Financial Aid

CSS Profile

The CSS Profile is the financial aid application used by most selective private US universities to determine institutional need-based aid, including for international students.

Key Facts

  • Run by the College Board, not the US federal government.
  • Used by ~240 colleges for institutional aid, including most Ivy League and top private schools.
  • Asks far more detailed questions than FAFSA — home equity, non-custodial parent income, and more.
  • International students cannot file FAFSA; CSS Profile is their main financial-aid submission.
  • Filing fee is $25 for the first school, $16 for each additional school; fee waivers available for some families.

Why it matters for Korean families

FAFSA, the federal financial aid form most US students file, cannot be filed by international students. If a Korean student needs financial aid from a US private university, the CSS Profile is almost always the form they submit instead.

The CSS Profile asks for a much fuller picture of family finances than FAFSA: both parents' income even if divorced, home equity, retirement accounts, small business ownership, and other assets. The school then uses its own formula (not the federal formula) to decide how much need-based aid to offer.

Who uses it

Roughly 240 US colleges use the CSS Profile for institutional aid, including most of the Ivy League, MIT, Stanford, top liberal arts colleges, and many other private universities.

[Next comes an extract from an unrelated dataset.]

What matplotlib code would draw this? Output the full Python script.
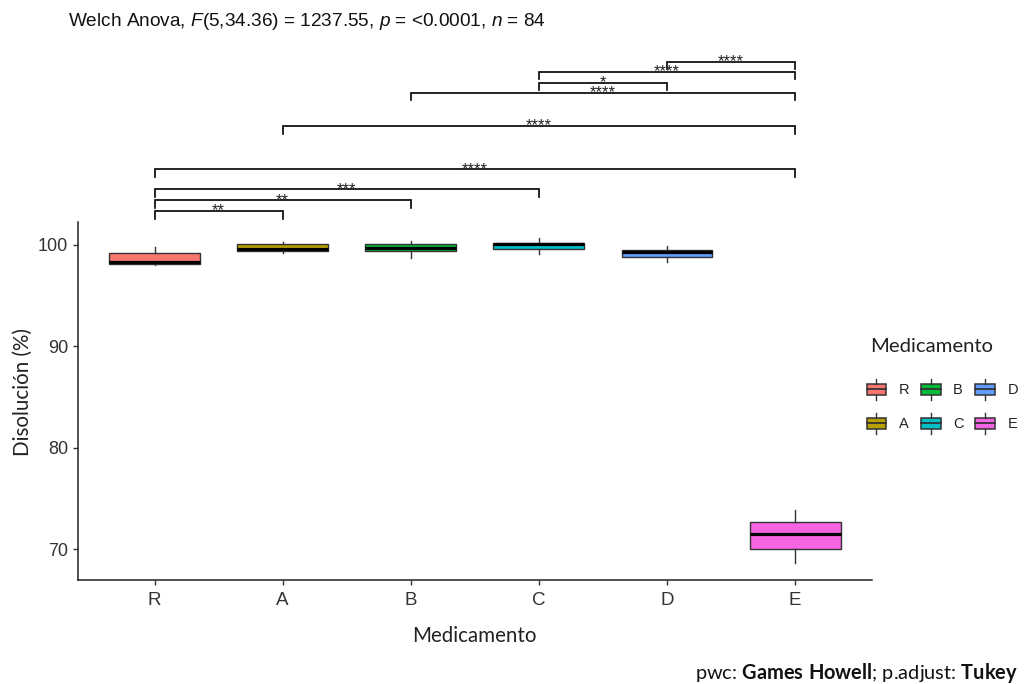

Public universities rarely require it.

Realistic expectations

Only six US universities are truly need-blind for international students: Harvard, Yale, Princeton, MIT, Amherst, and Bowdoin. These schools make admissions decisions without considering whether you need financial aid. Every other US university is need-aware for internationals — meaning they can and do factor your ability to pay into the admit decision.

This is the single most important thing for Korean families to understand before applying. CSS Profile submission is required, but the financial-aid outcome depends heavily on which specific schools you target.